If you can, try to recreate a camp setting in your space. For us, this meant picnic tables, a fire pit, and building a new playground set together. It was extra fun building the play-set together, because it was a group effort with a result that will be used and enjoyed for many years to come. We hung a tire swing and set up camp chairs of all sizes, as well as an inflatable pool that may have pulled double duty as a bathtub one night.

We slept in tents, mostly, but there was the option of going inside for those who got too cold, too hot, or found one too many earwigs in their tent. And of course, people could go indoors to use the bathrooms, or to microwave popcorn when our bonfire-popcorn went up in flames.

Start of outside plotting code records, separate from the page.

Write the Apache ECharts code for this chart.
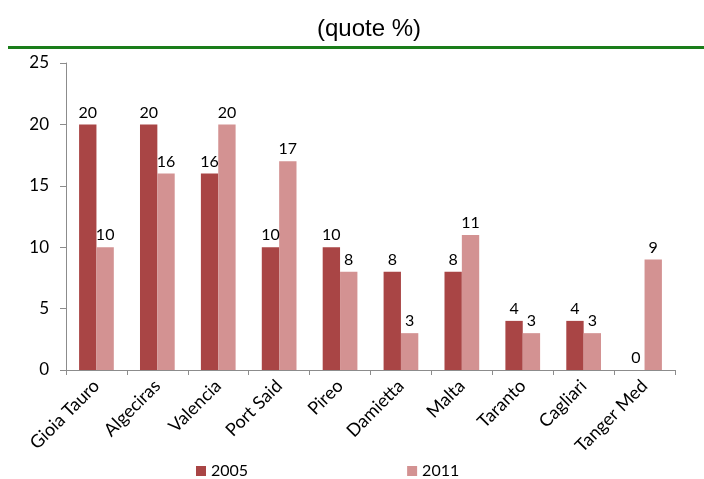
<!DOCTYPE html>
<html><head><meta charset="utf-8">
<script src="https://cdn.jsdelivr.net/npm/echarts@6/dist/echarts.min.js"></script>
<style>html,body{margin:0;padding:0;background:#fff}#c{width:704px;height:479px}</style>
</head><body><div id="c"></div>
<script>
var categories = ["Gioia Tauro","Algeciras","Valencia","Port Said","Pireo","Damietta","Malta","Taranto","Cagliari","Tanger Med"];
var values2005 = [20,20,16,10,10,8,8,4,4,0];
var values2011 = [10,16,20,17,8,3,11,3,3,9];
var seriesNames = ["2005","2011"];
var chart = echarts.init(document.getElementById('c'));
var font = 'Lato, "Open Sans", sans-serif';
var lbl = {show:true, position:'top', distance:4, color:'#000', fontFamily:font, fontSize:16};
chart.setOption({
  animation:false,
  title:{text:'(quote %)', left:364, textAlign:'center', top:12,
    textStyle:{fontFamily:'"Liberation Sans", Arial, sans-serif', fontWeight:'normal', fontSize:24, color:'#000'}},
  graphic:[{type:'rect', shape:{x:8,y:46,width:696,height:3}, style:{fill:'#1a7d1a'}}],
  legend:{top:458, left:191, itemWidth:10, itemHeight:10, itemGap:159, icon:'rect',
    textStyle:{fontFamily:font, fontSize:16, color:'#000'}, data:seriesNames},
  grid:{left:66, right:29, top:63, bottom:109, containLabel:false},
  xAxis:{type:'category', data:categories,
    axisLine:{lineStyle:{color:'#8c8c8c'}},
    axisTick:{show:true, length:5, lineStyle:{color:'#8c8c8c'}},
    axisLabel:{rotate:45, margin:13, color:'#000', fontFamily:font, fontSize:18, interval:0}},
  yAxis:{type:'value', min:0, max:25, interval:5,
    axisLine:{show:true, lineStyle:{color:'#8c8c8c'}},
    axisTick:{show:true, length:6, lineStyle:{color:'#8c8c8c'}},
    splitLine:{show:false},
    axisLabel:{margin:17, color:'#000', fontFamily:font, fontSize:17}},
  series:[
    {name:seriesNames[0], type:'bar', data:values2005, barGap:'0%', barCategoryGap:'43%',
      itemStyle:{color:'#a94545'}, label:lbl},
    {name:seriesNames[1], type:'bar', data:values2011,
      itemStyle:{color:'#d39292'}, label:lbl}
  ]
});
</script></body></html>
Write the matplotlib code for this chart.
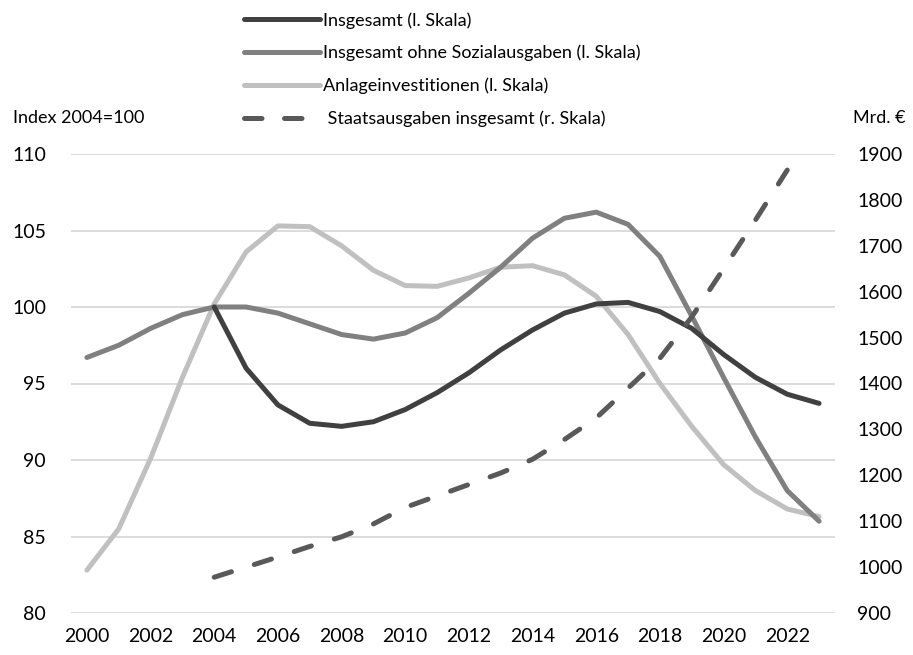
import matplotlib
matplotlib.use("Agg")
import matplotlib.pyplot as plt
from matplotlib.lines import Line2D

plt.rcParams["font.family"] = ["Lato", "DejaVu Sans"]

years = list(range(2000, 2024))

# Index 2004=100 (left scale)
insgesamt = [None, None, None, None, 100.0, 96.0, 93.6, 92.4, 92.2, 92.5, 93.3, 94.4,
             95.7, 97.2, 98.5, 99.6, 100.2, 100.3, 99.7, 98.6, 96.9, 95.4, 94.3, 93.7]
ohne_sozial = [96.7, 97.5, 98.6, 99.5, 100.0, 100.0, 99.6, 98.9, 98.2, 97.9, 98.3, 99.3,
               100.9, 102.6, 104.5, 105.8, 106.2, 105.4, 103.3, 99.4, 95.4, 91.5, 88.0, 86.0]
anlage = [82.8, 85.5, 90.1, 95.4, 100.2, 103.6, 105.3, 105.25, 104.0, 102.4, 101.4, 101.35,
          101.9, 102.6, 102.7, 102.1, 100.7, 98.2, 95.0, 92.2, 89.7, 88.0, 86.8, 86.3]

# Mrd. Euro (right scale)
staat_years = list(range(2004, 2023))
staatsausgaben = [978, 1000, 1022, 1045, 1066, 1094, 1130, 1155, 1180, 1205, 1235,
                  1278, 1325, 1390, 1455, 1545, 1650, 1756, 1865]

labels = ["Insgesamt (l. Skala)", "Insgesamt ohne Sozialausgaben (l. Skala)",
          "Anlageinvestitionen (l. Skala)", " Staatsausgaben insgesamt (r. Skala)"]

c_dark, c_mid, c_light, c_dash = "#404040", "#808080", "#c0c0c0", "#595959"
lw = 3.6

fig = plt.figure(figsize=(9.13, 6.55), dpi=100)
ax = fig.add_axes([71 / 913, 42 / 655, 764 / 913, 459 / 655])
ax2 = ax.twinx()

ax.plot(years, ohne_sozial, color=c_mid, lw=lw, solid_capstyle="round", zorder=3)
ax.plot(years, anlage, color=c_light, lw=lw, solid_capstyle="round", zorder=2)
ax.plot(years, insgesamt, color=c_dark, lw=lw, solid_capstyle="round", zorder=4)
ax2.plot(staat_years, staatsausgaben, color=c_dash, lw=lw, dashes=(3.6, 4.8),
         dash_capstyle="round")

ax.set_xlim(1999.5, 2023.5)
ax.set_ylim(80, 110)
ax2.set_ylim(900, 1900)
ax.set_yticks(range(80, 111, 5))
ax2.set_yticks(range(900, 1901, 100))
ax.set_xticks(range(2000, 2023, 2))
ax.grid(axis="y", color="#d9d9d9", lw=1.3)
ax.set_axisbelow(True)

for a in (ax, ax2):
    for s in a.spines.values():
        s.set_visible(False)
    a.tick_params(length=0, labelsize=14, colors="black")
ax.tick_params(axis="y", pad=18)
ax.tick_params(axis="x", pad=11)
ax2.tick_params(axis="y", pad=16)

fig.text(13 / 913, 1 - 118 / 655, "Index 2004=100", fontsize=13, va="center", ha="left")
fig.text(905 / 913, 1 - 118 / 655, "Mrd. \u20ac", fontsize=13, va="center", ha="right")

handles = [Line2D([], [], color=c_dark, lw=lw, solid_capstyle="round"),
           Line2D([], [], color=c_mid, lw=lw, solid_capstyle="round"),
           Line2D([], [], color=c_light, lw=lw, solid_capstyle="round"),
           Line2D([], [], color=c_dash, lw=lw, dashes=(3.5, 4.5), dash_capstyle="round")]
fig.legend(handles, labels, loc="upper left", bbox_to_anchor=(244 / 913, 1 - 12 / 655),
           frameon=False, fontsize=13, handlelength=4.2, handletextpad=0.15,
           labelspacing=0.9, borderpad=0, borderaxespad=0)

fig.savefig("out.png", dpi=100)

With two teachers in the family, we had access to a lot of craft materials and even more creativity when it came to activities. We tie-dyed t-shirts with a family camp logo for everyone, from my 60-year-old dad to my three-month-old nephew, and all wore them together on the last day. My husband made a scavenger hunt with rhyming clues leading to a “treasure chest” full of fruit snacks, stickers, and dollar store trinkets. We filled 150 water balloons (the old-fashioned kind that you tie one-by-one) and played games all together — duck duck SPLASH was an especially big hit. We did venture off-site one day for a trip to a local park with a lake and small beach, where we took the kids out for a canoe ride and swim. You can’t have a Michigan summer camp without that!

that’s what family does

Something really special about family camp was sharing life together for four days in this unique way. We shared the load of childcare, cooking, cleaning and emergency trips to the store for supplies. I wouldn’t even see my toddler for an entire afternoon, but I got to play word games with my older nieces, change my nephew’s diaper while his mom chopped onions for kebabs, and witness my brother smash a water balloon on my sister’s head. It was a lot of work, feeding 12 people at each meal and keeping the four walking children safe during s’more making. But it was the sort of work that we all were happy to take on together.

In all, family camp in the backyard was a huge success. With a little planning and creativity, and a lot of water balloons, you can make some great memories right outside your back door.